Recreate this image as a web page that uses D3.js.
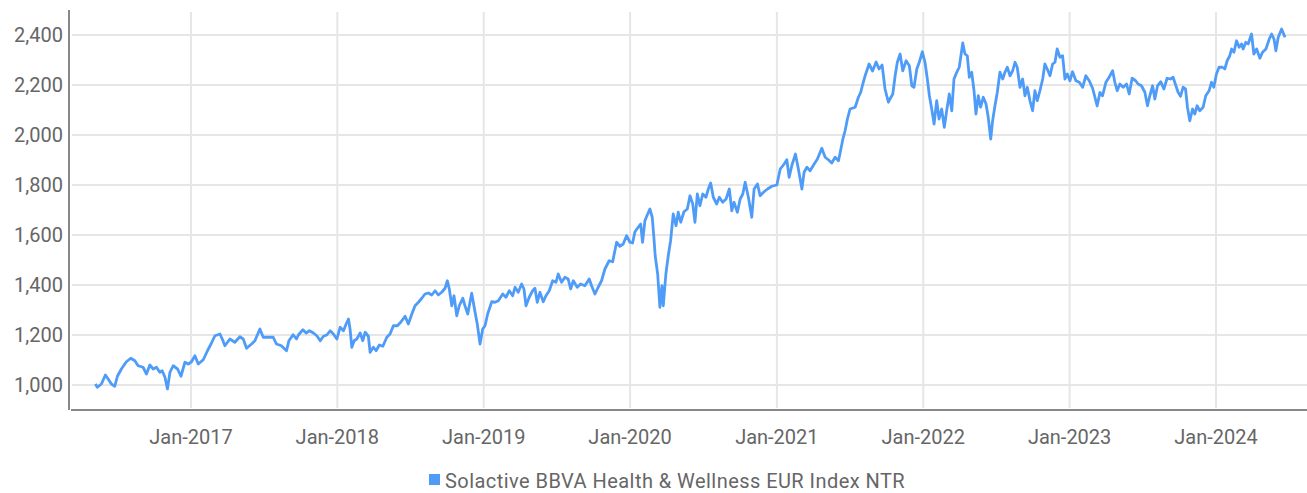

::::::

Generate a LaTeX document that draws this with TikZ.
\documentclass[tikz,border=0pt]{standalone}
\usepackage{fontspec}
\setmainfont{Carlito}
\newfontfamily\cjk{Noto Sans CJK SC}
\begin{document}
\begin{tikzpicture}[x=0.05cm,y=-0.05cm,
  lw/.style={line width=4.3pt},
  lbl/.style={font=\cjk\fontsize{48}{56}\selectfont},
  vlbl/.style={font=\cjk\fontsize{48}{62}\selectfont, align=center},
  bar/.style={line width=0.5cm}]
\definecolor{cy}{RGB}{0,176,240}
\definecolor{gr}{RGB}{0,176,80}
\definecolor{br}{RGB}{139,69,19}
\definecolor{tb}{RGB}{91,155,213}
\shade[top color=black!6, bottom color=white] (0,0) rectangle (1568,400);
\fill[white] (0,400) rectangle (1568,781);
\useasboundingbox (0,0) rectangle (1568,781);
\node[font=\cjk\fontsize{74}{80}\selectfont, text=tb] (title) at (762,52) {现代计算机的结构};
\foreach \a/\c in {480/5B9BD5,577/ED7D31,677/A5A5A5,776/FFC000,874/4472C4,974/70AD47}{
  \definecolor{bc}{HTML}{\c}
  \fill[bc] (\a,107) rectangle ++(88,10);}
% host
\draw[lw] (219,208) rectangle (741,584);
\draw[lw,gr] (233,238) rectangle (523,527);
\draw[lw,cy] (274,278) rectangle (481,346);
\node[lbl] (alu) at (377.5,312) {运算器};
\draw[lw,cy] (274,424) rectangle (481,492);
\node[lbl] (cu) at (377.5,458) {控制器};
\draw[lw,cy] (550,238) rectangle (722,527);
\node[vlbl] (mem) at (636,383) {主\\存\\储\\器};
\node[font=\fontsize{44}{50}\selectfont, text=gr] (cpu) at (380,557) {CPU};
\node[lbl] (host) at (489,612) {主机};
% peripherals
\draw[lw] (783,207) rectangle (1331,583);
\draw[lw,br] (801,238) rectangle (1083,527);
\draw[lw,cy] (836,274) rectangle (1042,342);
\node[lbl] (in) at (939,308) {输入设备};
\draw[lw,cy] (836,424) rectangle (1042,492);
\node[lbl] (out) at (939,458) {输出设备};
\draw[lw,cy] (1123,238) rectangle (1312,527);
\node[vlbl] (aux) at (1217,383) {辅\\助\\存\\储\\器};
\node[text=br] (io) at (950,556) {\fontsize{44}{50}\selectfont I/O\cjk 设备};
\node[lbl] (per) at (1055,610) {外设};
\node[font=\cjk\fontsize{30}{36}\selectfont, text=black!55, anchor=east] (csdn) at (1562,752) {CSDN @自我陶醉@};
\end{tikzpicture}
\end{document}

::::::

Report how many lines include the word "that". Give nothing but the number.

2